Dialectical Logic and Cognition


   ‘In Kant, the thing-in-itself’, wrote Lenin, ‘is an empty abstraction, but Hegel demands abstractions which correspond to the essence; the objective concept of things constitutes their very essence, and correspond – speaking materialistically, to the real deepening of our knowledge of the world.’ (p. 92. Vol.38)

 

   ‘What Hegel demands’, Lenin continues, ‘is a Logic the forms of which would be forms with content, forms of living, real content, inseparably connected with content.’ (p.92 Vol. 38)


   Lenin’s important contribution to the dialectical method begins to emerge on page 92, Volume 38, when he comments at the bottom of the page on Logic. What he has in mind is a ‘self construction’ in cognition which sublates  (a) the old formal logic of the metaphysical era, together with Kantian idealism; (b) Hegel’s yearning for a ‘content’ to the thought forms of categories which had already emerged, but which Hegel with his idealist, abstract method could not resolve.


   Lenin’s self construction then proceeds to transcend these experiences with a dialectical Logic which would be ‘the science not of external forms of thought, but of the laws of development’: ‘of all material, natural and spiritual things’, ie., of the development of the entire content of the world and of its cognition, ie., the sum total, the conclusion of the History of knowledge of the world.’ (p. 93, Vol.38)


   Cognition can be described as the science of dialectical Logic.  Whilst revealing the limits of formal logic, cognition does not reject it. Rather it unites the history of the teaching on Being (Man united with Nature) with its reflection in the mind. Cognition is the reproduction of the world through its reflection in thought. It is conditioned by the laws of social development (class struggle) and is inseparable from practice.


   The inclusion of practice transforms cognition from a theory of knowledge into a science which dialectically discloses in the development of knowledge the changes going on in the world of nature.


   Living perception, which is the starting point of cognition, is a sensuous empirical reflection of the external world. It is empirical because it is only through sensation that we can establish initial contact with the external qualities of the objects we encounter in the world outside us. Through sensation these objects perceived at random, form images in our mind, enabling us, in turn, to dialectically operate with them as images of external objects.


   Through analysis we establish the relation between these and their particular function as a reflection of objects outside of us. In doing this we proceed from essence of the first order, (subjective cognition), to essence of the second order, which is appearance. This is achieved in a way in which the process of cognition becomes the object of cognition.


   Dialectical Logic abstracts concepts from matter in motion and the developments arising from it. These include resolving the internal contradictions within thought through observing their qualitative changes, resulting from negation of the lower form of essence into the higher form.

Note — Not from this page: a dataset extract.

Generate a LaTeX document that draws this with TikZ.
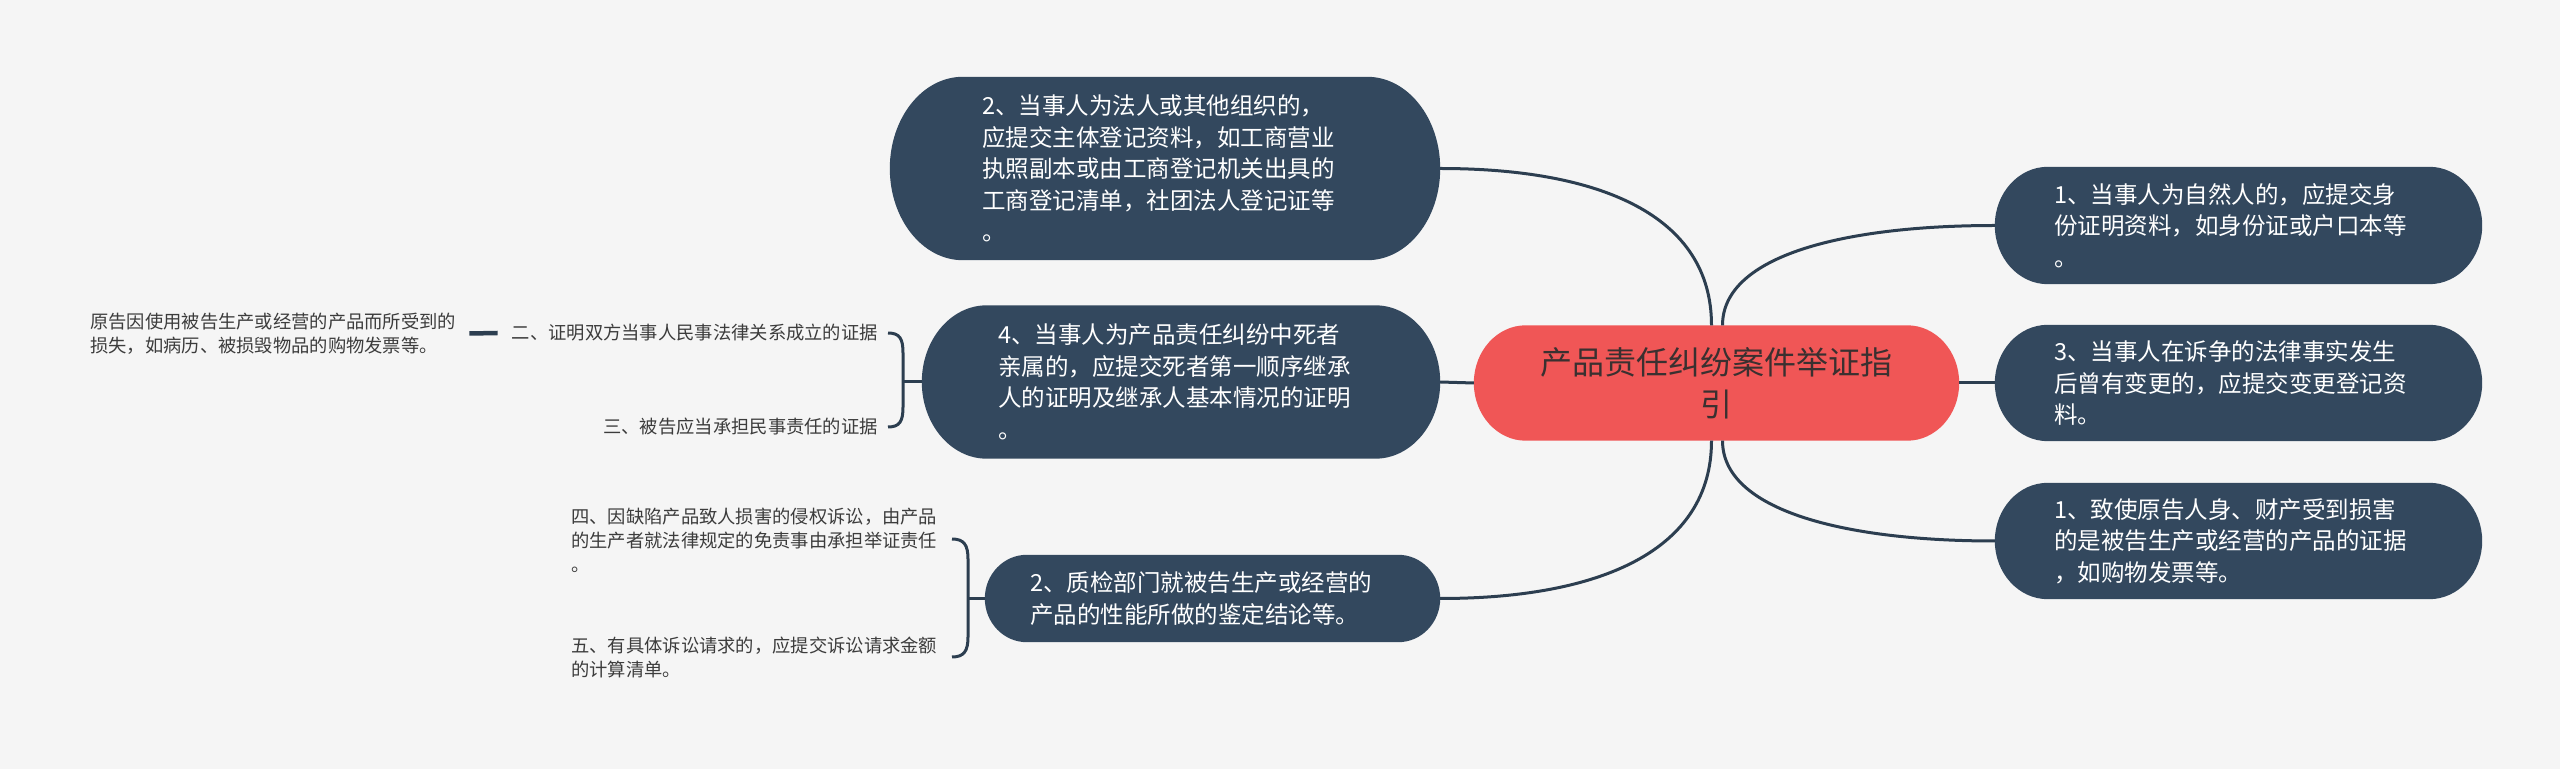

   Through analysis we investigate the dialectical essence of opposites within categories. The laws of dialectical logic are abstracted from this process and govern the development of thought from the external to the internal, from the abstract to the concrete, from the relative truth to the absolute truth.


   We are able to overcome the division between analysis and synthesis, between the empirical and the theoretical in the negation of the negation, which transforms into independent forms of Cognition, embodying the Unity of the historical and logical in the transition from lower to higher forms. In the course of this we resolve the contradiction at the source of essence and at the same time we create the best conditions for our practical activity.


   ‘ “Truth is infinite …”’, writes Hegel, and Lenin notes: ‘its finiteness is its denial’, and then again quotes Hegel as saying “‘its end’”, and goes on:  ‘The forms of thought, if one regards them as forms “distinct from the substance and merely attached to it”, are incapable of embracing the truth.’ (p. 93, Vol. 38, double quotes indicate Hegel)


   To establish the relative moment of truth, in the finite, we must establish the dialectical relation between the absolute (infinite) within the relative (finite). By themselves finite forms separated from the infinite are incapable of embracing the truth. Cognition enables us to establish the moment of objective truth in relation to other concepts. Thinking must always develop out of the necessity to think which is generated by external conditions in the objective world.


   ‘The categories’. Notes Lenin, ‘have been derived (and not taken arbitrarily or mechanically) (not by “exposition”, not by “assurances”, but  with proofs) proceeding from the simplest most fundamental (Being, Nothing, Becoming) (without taking others) – here, in them, “all this germ, the whole development”.’ (p. 94, Vol.38)


   ‘Being here is External Nature united with man. Through sensation it manifests itself as the abstract image of NOT BEING. This is the Semblance and essence of the lower order which is determinative. It is the initial germ or ‘cell’ of the dialectical method.


   ‘Logical forms’, Lenin insists, ‘are dead forms’, if taken by themselves (See p.95 Vol.38). The phenomena, (initial thoughts) which these ‘Logical forms’ embrace must be moved forward by their content. Phenomena or initial thoughts are here the image products of reflection. The ‘content’ which moves them forward is living man himself and his existing knowledge, together with his ability to reflect external Nature. his is what Lenin describes as ‘the dialectic of its own movement.’ (p.97, Vol.38).


   We must be conscious that in ‘Being’, man as part of nature is, like nature, always in movement and change. The idealists separate man from Nature when they must be considered in their unity.


   Through reflection we perceive our own particular external image. Since it is our ‘image’ we, and the knowledge we already possess are its content. The transition of dialectical thought from the lower to the higher forms is taking place mentally through us.